Your questions are reasonable.
 
> 1)  why is it called LaserRX?  it doesnt seem to have anything to do
>     with lasers (or cdroms or read/write optical disks which use
>     lasers).

It does require a CD-ROM player on a PC to operate.  I don't know
why they packaged it like this, but that's the way it is.  It's also
not a new product, at least in the sense that it has been around for
MPE, HP's proprietary O/S, for a while.  I guess they've just ported
it to HP-UX.
> 
> 2)  i have a nice hp9000/370 sitting on my desk.  why am i supposed to
>     buy a pc in order to run LaserRX?  (and, of course, i would have

Your PC can do something that your 9000 can't do very well: run
MS-Windows, which is what LaserRX requires.
 
> 3)  what does LaserRX give me that the hp monitor, uptime, iostat,
>     vmstat and unix accounting doesnt already give me?  the only think i
>     can think of that they show is pretty color graphs...  gee, you
>     would think X windows could do that, but...

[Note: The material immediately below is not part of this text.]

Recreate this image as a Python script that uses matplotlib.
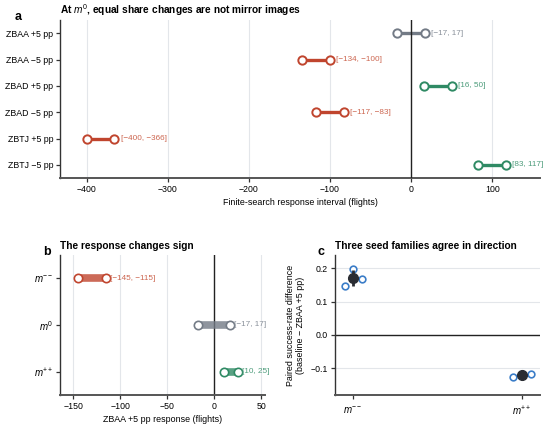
import matplotlib
matplotlib.use("Agg")
import matplotlib.pyplot as plt
import numpy as np

plt.rcParams['font.family'] = ['Liberation Sans', 'DejaVu Sans']
plt.rcParams['mathtext.fontset'] = 'custom'
plt.rcParams['mathtext.rm'] = 'Liberation Sans'
plt.rcParams['mathtext.it'] = 'Liberation Sans:italic'
plt.rcParams['mathtext.bf'] = 'Liberation Sans:bold'

# ---- data ----
a_labels = ["ZBAA +5 pp", "ZBAA \u22125 pp", "ZBAD +5 pp", "ZBAD \u22125 pp", "ZBTJ +5 pp", "ZBTJ \u22125 pp"]
a_low = [-17, -134, 16, -117, -400, 83]
a_high = [17, -100, 50, -83, -366, 117]
a_kind = ["zero", "neg", "pos", "neg", "neg", "pos"]

b_labels = ["$m^{--}$", "$m^{0}$", "$m^{++}$"]
b_low = [-145, -17, 10]
b_high = [-115, 17, 25]
b_kind = ["neg", "zero", "pos"]

c_labels = ["$m^{--}$", "$m^{++}$"]
c_seeds = [[0.146, 0.198, 0.168], [-0.127, -0.116, -0.117]]
c_mean = [0.171, -0.120]
c_err = [0.023, 0.014]
c_offsets = [-0.05, 0.0, 0.055]

colors = {"neg": "#c0452e", "zero": "#737b86", "pos": "#2f8a64"}
txt_colors = {"neg": "#cc6650", "zero": "#8a919b", "pos": "#4d9c7b"}

def fmt(v):
    return str(v).replace("-", "\u2212")

fig = plt.figure(figsize=(5.5, 4.3), dpi=100)

TS = 6.3    # tick size
LS = 6.4    # axis label size
AS = 5.9    # annotation size
TT = 7.3    # title size
MS = 7.0    # math tick labels
spine_c = "#333333"

def style(ax):
    for s in ["top", "right"]:
        ax.spines[s].set_visible(False)
    ax.spines["left"].set_color(spine_c)
    ax.spines["bottom"].set_color("#555555")
    ax.spines["left"].set_linewidth(1.0)
    ax.spines["bottom"].set_linewidth(1.4)
    ax.tick_params(labelsize=TS, length=3, width=0.9, color=spine_c, pad=2)

# ---- panel a ----
axa = fig.add_axes([60/550, 1-178/430, 480/550, 158/430])
style(axa)
ya = np.arange(len(a_labels))
for i in range(len(a_labels)):
    c = colors[a_kind[i]]
    axa.plot([a_low[i], a_high[i]], [ya[i], ya[i]], color=c, lw=2.4, zorder=3, solid_capstyle='butt')
    axa.plot([a_low[i], a_high[i]], [ya[i], ya[i]], 'o', ms=6, mfc='white', mec=c, mew=1.4, zorder=4)
    axa.text(a_high[i] + 8, ya[i], "[%s, %s]" % (fmt(a_low[i]), fmt(a_high[i])),
             color=txt_colors[a_kind[i]], fontsize=AS, va='center', ha='left', zorder=6)
axa.axvline(0, color="#222222", lw=1.0, zorder=5)
axa.set_yticks(ya)
axa.set_yticklabels(a_labels)
axa.set_ylim(5.5, -0.5)
axa.set_xlim(-433, 159)
axa.set_xticks([-400, -300, -200, -100, 0, 100])
axa.set_xticklabels([fmt(v) for v in [-400, -300, -200, -100, 0, 100]])
axa.grid(axis='x', color="#e3e6ea", lw=0.8, zorder=0)
axa.set_axisbelow(True)
axa.set_xlabel("Finite-search response interval (flights)", fontsize=LS, labelpad=3)
axa.set_title("At $m^{0}$, equal share changes are not mirror images", fontsize=TT,
              fontweight='bold', loc='left', pad=4)
fig.text(15/550, 1-17/430, "a", fontsize=9, fontweight='bold', va='center')

# ---- panel b ----
axb = fig.add_axes([60/550, 1-395/430, 205/550, 140/430])
style(axb)
yb = np.arange(len(b_labels))
for i in range(len(b_labels)):
    c = colors[b_kind[i]]
    axb.plot([b_low[i], b_high[i]], [yb[i], yb[i]], color=c, lw=5.5, alpha=0.8, zorder=3, solid_capstyle='butt')
    axb.plot([b_low[i], b_high[i]], [yb[i], yb[i]], 'o', ms=6, mfc='white', mec=c, mew=1.2, zorder=4)
    axb.text(b_high[i] + 4.5, yb[i], "[%s, %s]" % (fmt(b_low[i]), fmt(b_high[i])),
             color=txt_colors[b_kind[i]], fontsize=AS, va='center', ha='left', zorder=6)
axb.axvline(0, color="#222222", lw=1.0, zorder=2)
axb.set_yticks(yb)
axb.set_yticklabels(b_labels, fontsize=MS)
axb.set_ylim(2.5, -0.5)
axb.set_xlim(-164, 54)
axb.set_xticks([-150, -100, -50, 0, 50])
axb.set_xticklabels([fmt(v) for v in [-150, -100, -50, 0, 50]])
axb.grid(axis='x', color="#e3e6ea", lw=0.8, zorder=0)
axb.set_axisbelow(True)
axb.set_xlabel("ZBAA +5 pp response (flights)", fontsize=LS, labelpad=3)
axb.set_title("The response changes sign", fontsize=TT, fontweight='bold', loc='left', pad=4)
fig.text(43/550, 1-252/430, "b", fontsize=9, fontweight='bold', va='center')

# ---- panel c ----
axc = fig.add_axes([335/550, 1-395/430, 205/550, 140/430])
style(axc)
xc = np.arange(len(c_labels))
for i in range(len(c_labels)):
    xs = [xc[i] + o for o in c_offsets]
    axc.plot(xs, c_seeds[i], 'o', ms=4.8, mfc='white', mec="#3b7dc8", mew=1.2, zorder=3)
    axc.errorbar(xc[i], c_mean[i], yerr=c_err[i], fmt='o', ms=7, color="#2a2d33",
                 ecolor="#2a2d33", elinewidth=2.0, capsize=0, zorder=4)
axc.axhline(0, color="#222222", lw=1.0, zorder=2)
axc.set_xticks(xc)
axc.set_xticklabels(c_labels, fontsize=MS)
axc.tick_params(axis='x', pad=4)
axc.set_xlim(-0.107, 1.107)
axc.set_ylim(-0.18, 0.24)
axc.set_yticks([-0.1, 0.0, 0.1, 0.2])
axc.set_yticklabels(["\u22120.1", "0.0", "0.1", "0.2"])
axc.grid(axis='y', color="#e3e6ea", lw=0.8, zorder=0)
axc.set_axisbelow(True)
axc.set_ylabel("Paired success-rate difference\n(baseline \u2212 ZBAA +5 pp)", fontsize=LS, labelpad=4)
axc.set_title("Three seed families agree in direction", fontsize=TT, fontweight='bold', loc='left', pad=4)
fig.text(318/550, 1-252/430, "c", fontsize=9, fontweight='bold', va='center')

fig.savefig("out.png", dpi=100)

HP have at least three new performance tools for HP-UX.  Glance
Plus/UX is for "snapshots", and replaces the unsupported
monitor(1M).  It's a lot more user friendly than the other
utilities, such as sar(1M-800only), iostat and vmstat.  Laser RX/UX
reads the same info as Glance Plus/UX, but saves it in a log file.
It also can be configured to watch particular applications.  Its
main function is to log system activity over a period of time, which
monitor and the other tools won't do (unless you put them in shell
wrappers).    The third tool is ForecastRX, which uses the
information collected by LaserRX to forecast trends and make
recommendations.

I agree that I'd like to see the graphs under X.  I think HP were 
leveraging off the fact they'd written most of that stuff already 
for MS-Windows on the MPE version.

> having come from a mainframe background, i have always been _real_
> disappointed with the primitive system performance analysis tools that
> unix has.

I think you'll find that the three new tools address exactly that
concern.  They're the best I've seen from *any* vendor.
 
> the most important one that is missing is some way of figure out how
> much i/o is going a given file or directory structures so you can
> figure out how you should split your file system over a series of disk
...
> across a bunch of disks.  will LaserRX help me do this?

No, I think you want Glance Plus/UX for that.